▶ _GIVEN EXERCISE_
Exactly retype the lines from the top of the data through the line containing "(cuartel.west -| jefe.south);", leaving out every picture.

[BEGIN DATASET SECTION]

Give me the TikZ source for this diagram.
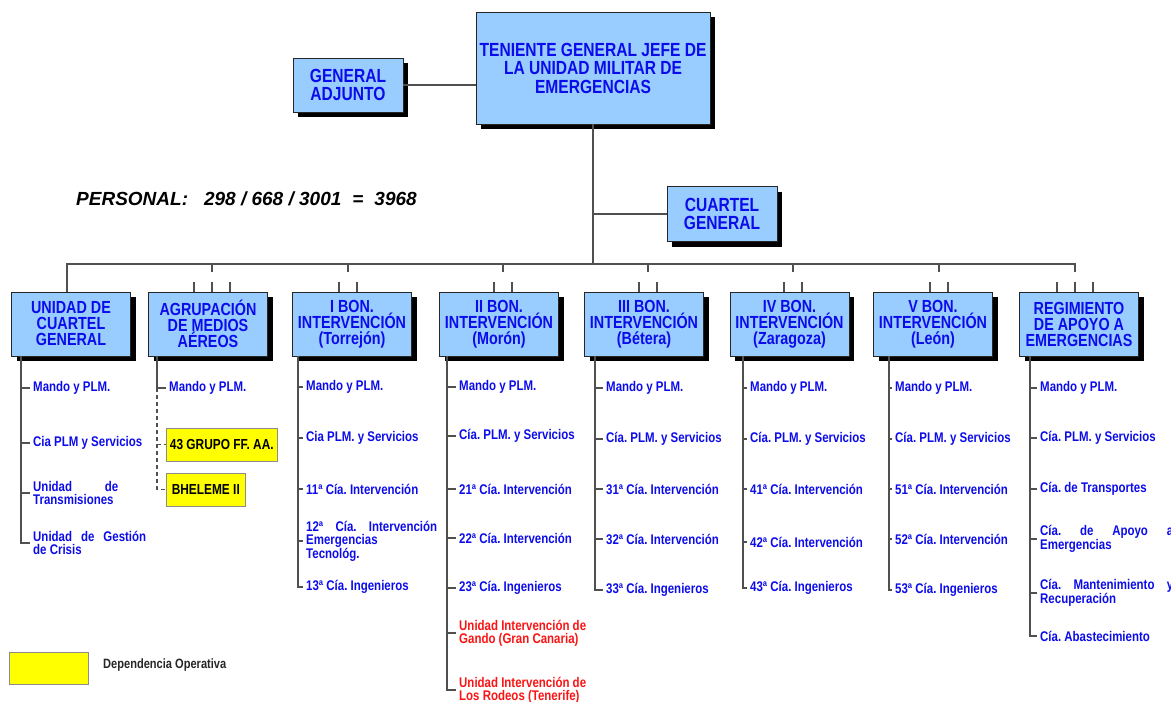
\documentclass[tikz,border=0pt]{standalone}
\usepackage{fontspec}
\setmainfont{Liberation Sans}
\newfontfamily\narrowfont{Liberation Sans}[FakeStretch=0.82]
\usetikzlibrary{shadows}

\definecolor{unitblue}{RGB}{153,204,255}
\definecolor{labelblue}{RGB}{12,12,235}
\definecolor{linegray}{RGB}{80,80,80}
\definecolor{opyellow}{RGB}{255,255,0}
\definecolor{islandred}{RGB}{250,20,20}
\newcommand{\stretchline}[2]{\makebox[#1][s]{#2}}
\frenchspacing

\begin{document}
\begin{tikzpicture}[x=1pt,y=-1pt,
  link/.style={draw=linegray,line width=1.4pt},
  unit/.style={draw=black!85, fill=unitblue, line width=0.9pt, text=labelblue,
    align=center, inner sep=0pt, minimum width=119, minimum height=64,
    font=\narrowfont\bfseries\fontsize{17.5}{16}\selectfont,
    drop shadow={shadow xshift=5pt, shadow yshift=-5pt, opacity=1, fill=black}},
  chief/.style={unit, font=\narrowfont\bfseries\fontsize{19}{18.5}\selectfont},
  opunit/.style={draw=black!45, fill=opyellow, line width=0.6pt, anchor=west,
    minimum height=33, inner sep=0pt,
    font=\narrowfont\bfseries\fontsize{14.5}{14}\selectfont},
  item/.style={anchor=west, inner xsep=3pt, inner ysep=0pt, align=left,
    text=labelblue, font=\narrowfont\bfseries\fontsize{14}{13}\selectfont\frenchspacing},
  island/.style={item, text=islandred}]
  \useasboundingbox (0,0) rectangle (1171,702);

  % top of the chart
  \node[chief, minimum width=234, minimum height=112] (jefe) at (593,68)
    {TENIENTE GENERAL JEFE DE\\LA UNIDAD MILITAR DE\\EMERGENCIAS};
  \node[chief, minimum width=110, minimum height=54] (adjunto) at (348,85)
    {GENERAL\\ADJUNTO};
  \node[chief, minimum width=110, minimum height=55] (cuartel) at (722,214)
    {CUARTEL\\GENERAL};
  \draw[link] (adjunto.east) -- (adjunto.east -| jefe.west);
  \draw[link] (cuartel.west) -- (cuartel.west -| jefe.south);

  \node[anchor=west, inner sep=0pt, font=\bfseries\itshape\fontsize{19}{19}\selectfont]
    (personal) at (76,199)
    {PERSONAL:\hspace{16pt}298 / 668 / 3001\hspace{11pt}=\hspace{11pt}3968};

  % units
  \node[unit] (ucg) at (71,324) {UNIDAD DE\\CUARTEL\\GENERAL};
  \node[unit] (agr) at (208,324) {AGRUPACIÓN\\DE MEDIOS\\AÉREOS};
  \node[unit] (b1) at (352,324) {I BON.\\INTERVENCIÓN\\(Torrejón)};
  \node[unit] (b2) at (499,324) {II BON.\\INTERVENCIÓN\\(Morón)};
  \node[unit] (b3) at (644,324) {III BON.\\INTERVENCIÓN\\(Bétera)};
  \node[unit] (b4) at (789.5,324) {IV BON.\\INTERVENCIÓN\\(Zaragoza)};
  \node[unit] (b5) at (933,324) {V BON.\\INTERVENCIÓN\\(León)};
  \node[unit] (rae) at (1079,324) {REGIMIENTO\\DE APOYO A\\EMERGENCIAS};

  % bus
  \coordinate (busL) at (67,264);
  \coordinate (busR) at (1075,264);
  \draw[link] (jefe.south) -- (jefe.south |- busL);
  \draw[link] (busL |- ucg.north) -- (busL) -- (busR) -- ++(0,8);
  \draw[link] (212,264) -- ++(0,8);
  \draw[link] (348,264) -- ++(0,8);
  \draw[link] (503,264) -- ++(0,8);
  \draw[link] (648,264) -- ++(0,8);
  \draw[link] (793,264) -- ++(0,8);
  \draw[link] (939,264) -- ++(0,8);
  \draw[link] (194,282) -- (194,292) (212,282) -- (212,292) (230,282) -- (230,292);
  \draw[link] (339,282) -- (339,292) (357,282) -- (357,292);
  \draw[link] (494,282) -- (494,292) (512,282) -- (512,292);
  \draw[link] (639,282) -- (639,292) (657,282) -- (657,292);
  \draw[link] (784,282) -- (784,292) (802,282) -- (802,292);
  \draw[link] (930,282) -- (930,292) (948,282) -- (948,292);
  \draw[link] (1057,282) -- (1057,292) (1075,282) -- (1075,292) (1093,282) -- (1093,292);

  % Unidad de Cuartel General
  \coordinate (sucg) at (21,356);
  \node[item] (ucg1) at (30,388) {Mando y PLM.};
  \node[item] (ucg2) at (30,443) {Cia PLM y Servicios};
  \node[item] (ucg3) at (30,493) {\stretchline{85pt}{Unidad de}\\Transmisiones};
  \node[item] (ucg4) at (30,543) {\stretchline{113pt}{Unidad de Gestión}\\de Crisis};
  \draw[link] (sucg) |- (ucg4.west);
  \draw[link] (sucg |- ucg1.west) -- (ucg1.west);
  \draw[link] (sucg |- ucg2.west) -- (ucg2.west);
  \draw[link] (sucg |- ucg3.west) -- (ucg3.west);

  % Agrupacion de Medios Aereos
  \coordinate (sagr) at (157,356);
  \node[item] (agr1) at (166,388) {Mando y PLM.};
  \node[opunit, minimum width=111] (grupo) at (166,444.5) {43 GRUPO FF. AA.};
  \node[opunit, minimum width=79] (bheleme) at (166,489.5) {BHELEME II};
  \draw[link] (sagr) -- (sagr |- agr1.west) -- (agr1.west);
  \draw[link, dash pattern=on 4pt off 3pt] (sagr |- agr1.west) |- (bheleme.west);
  \draw[link, dash pattern=on 4pt off 3pt] (sagr |- grupo.west) -- (grupo.west);

  % I Bon.
  \coordinate (sb1) at (298,356);
  \node[item] (b1a) at (303,387) {Mando y PLM.};
  \node[item] (b1b) at (303,438) {Cia PLM. y Servicios};
  \node[item] (b1c) at (303,489) {11ª Cía. Intervención};
  \node[item] (b1d) at (303,541)
    {\stretchline{131pt}{12ª Cía. Intervención}\\Emergencias\\Tecnológ.};
  \node[item] (b1e) at (303,587) {13ª Cía. Ingenieros};
  \draw[link] (sb1) |- (b1e.west);
  \draw[link] (sb1 |- b1a.west) -- (b1a.west);
  \draw[link] (sb1 |- b1b.west) -- (b1b.west);
  \draw[link] (sb1 |- b1c.west) -- (b1c.west);
  \draw[link] (sb1 |- b1d.west) -- (b1d.west);

  % II Bon.
  \coordinate (sb2) at (447,356);
  \node[item] (b2a) at (456,387) {Mando y PLM.};
  \node[item] (b2b) at (456,436) {Cía. PLM. y Servicios};
  \node[item] (b2c) at (456,489) {21ª Cía. Intervención};
  \node[item] (b2d) at (456,538) {22ª Cía. Intervención};
  \node[item] (b2e) at (456,588) {23ª Cía. Ingenieros};
  \node[island] (b2f) at (456,633) {Unidad Intervención de\\Gando (Gran Canaria)};
  \node[island] (b2g) at (456,690) {Unidad Intervención de\\Los Rodeos (Tenerife)};
  \draw[link, line width=2pt] (sb2) |- (b2g.west);
  \draw[link] (sb2 |- b2a.west) -- (b2a.west);
  \draw[link] (sb2 |- b2b.west) -- (b2b.west);
  \draw[link] (sb2 |- b2c.west) -- (b2c.west);
  \draw[link] (sb2 |- b2d.west) -- (b2d.west);
  \draw[link] (sb2 |- b2e.west) -- (b2e.west);
  \draw[link] (sb2 |- b2f.west) -- (b2f.west);

  % III Bon.
  \coordinate (sb3) at (595,356);
  \node[item] (b3a) at (603,388) {Mando y PLM.};
  \node[item] (b3b) at (603,439) {Cía. PLM. y Servicios};
  \node[item] (b3c) at (603,489) {31ª Cía. Intervención};
  \node[item] (b3d) at (603,539) {32ª Cía. Intervención};
  \node[item] (b3e) at (603,590) {33ª Cía. Ingenieros};
  \draw[link] (sb3) |- (b3e.west);
  \draw[link] (sb3 |- b3a.west) -- (b3a.west);
  \draw[link] (sb3 |- b3b.west) -- (b3b.west);
  \draw[link] (sb3 |- b3c.west) -- (b3c.west);
  \draw[link] (sb3 |- b3d.west) -- (b3d.west);

  % IV Bon.
  \coordinate (sb4) at (743,356);
  \node[item] (b4a) at (747,388) {Mando y PLM.};
  \node[item] (b4b) at (747,439) {Cía. PLM. y Servicios};
  \node[item] (b4c) at (747,489) {41ª Cía. Intervención};
  \node[item] (b4d) at (747,542) {42ª Cía. Intervención};
  \node[item] (b4e) at (747,588) {43ª Cía. Ingenieros};
  \draw[link] (sb4) |- (b4e.west);
  \draw[link] (sb4 |- b4a.west) -- (b4a.west);
  \draw[link] (sb4 |- b4b.west) -- (b4b.west);
  \draw[link] (sb4 |- b4c.west) -- (b4c.west);
  \draw[link] (sb4 |- b4d.west) -- (b4d.west);

  % V Bon.
  \coordinate (sb5) at (889,356);
  \node[item] (b5a) at (892,388) {Mando y PLM.};
  \node[item] (b5b) at (892,439) {Cía. PLM. y Servicios};
  \node[item] (b5c) at (892,489) {51ª Cía. Intervención};
  \node[item] (b5d) at (892,539) {52ª Cía. Intervención};
  \node[item] (b5e) at (892,590) {53ª Cía. Ingenieros};
  \draw[link] (sb5) |- (b5e.west);
  \draw[link] (sb5 |- b5a.west) -- (b5a.west);
  \draw[link] (sb5 |- b5b.west) -- (b5b.west);
  \draw[link] (sb5 |- b5c.west) -- (b5c.west);
  \draw[link] (sb5 |- b5d.west) -- (b5d.west);

  % Regimiento de Apoyo a Emergencias
  \coordinate (srae) at (1030,356);
  \node[item] (rae1) at (1037,388) {Mando y PLM.};
  \node[item] (rae2) at (1037,438) {Cía. PLM. y Servicios};
  \node[item] (rae3) at (1037,489) {Cía. de Transportes};
  \node[item] (rae4) at (1037,539) {\stretchline{133pt}{Cía. de Apoyo a}\\Emergencias};
  \node[item] (rae5) at (1037,593) {\stretchline{133pt}{Cía. Mantenimiento y}\\Recuperación};
  \node[item] (rae6) at (1037,636) {Cía. Abastecimiento};
  \draw[link] (srae) |- (rae6.west);
  \draw[link] (srae |- rae1.west) -- (rae1.west);
  \draw[link] (srae |- rae2.west) -- (rae2.west);
  \draw[link] (srae |- rae3.west) -- (rae3.west);
  \draw[link] (srae |- rae4.west) -- (rae4.west);
  \draw[link] (srae |- rae5.west) -- (rae5.west);

  % legend
  \node[draw=black!45, fill=opyellow, line width=0.6pt, minimum width=79,
    minimum height=32, inner sep=0pt] (legbox) at (48.5,668) {};
  \node[anchor=west, inner sep=0pt, text=black!85,
    font=\narrowfont\bfseries\fontsize{13.5}{13}\selectfont]
    (legtext) at (103,665) {Dependencia Operativa};
\end{tikzpicture}
\end{document}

[END DATASET SECTION]

▶ _TASK RESPONSE_
Give me the TikZ source for this diagram.
\documentclass[tikz,border=0pt]{standalone}
\usepackage{fontspec}
\setmainfont{Liberation Sans}
\newfontfamily\narrowfont{Liberation Sans}[FakeStretch=0.82]
\usetikzlibrary{shadows}

\definecolor{unitblue}{RGB}{153,204,255}
\definecolor{labelblue}{RGB}{12,12,235}
\definecolor{linegray}{RGB}{80,80,80}
\definecolor{opyellow}{RGB}{255,255,0}
\definecolor{islandred}{RGB}{250,20,20}
\newcommand{\stretchline}[2]{\makebox[#1][s]{#2}}
\frenchspacing

\begin{document}
\begin{tikzpicture}[x=1pt,y=-1pt,
  link/.style={draw=linegray,line width=1.4pt},
  unit/.style={draw=black!85, fill=unitblue, line width=0.9pt, text=labelblue,
    align=center, inner sep=0pt, minimum width=119, minimum height=64,
    font=\narrowfont\bfseries\fontsize{17.5}{16}\selectfont,
    drop shadow={shadow xshift=5pt, shadow yshift=-5pt, opacity=1, fill=black}},
  chief/.style={unit, font=\narrowfont\bfseries\fontsize{19}{18.5}\selectfont},
  opunit/.style={draw=black!45, fill=opyellow, line width=0.6pt, anchor=west,
    minimum height=33, inner sep=0pt,
    font=\narrowfont\bfseries\fontsize{14.5}{14}\selectfont},
  item/.style={anchor=west, inner xsep=3pt, inner ysep=0pt, align=left,
    text=labelblue, font=\narrowfont\bfseries\fontsize{14}{13}\selectfont\frenchspacing},
  island/.style={item, text=islandred}]
  \useasboundingbox (0,0) rectangle (1171,702);

  % top of the chart
  \node[chief, minimum width=234, minimum height=112] (jefe) at (593,68)
    {TENIENTE GENERAL JEFE DE\\LA UNIDAD MILITAR DE\\EMERGENCIAS};
  \node[chief, minimum width=110, minimum height=54] (adjunto) at (348,85)
    {GENERAL\\ADJUNTO};
  \node[chief, minimum width=110, minimum height=55] (cuartel) at (722,214)
    {CUARTEL\\GENERAL};
  \draw[link] (adjunto.east) -- (adjunto.east -| jefe.west);
  \draw[link] (cuartel.west) -- (cuartel.west -| jefe.south);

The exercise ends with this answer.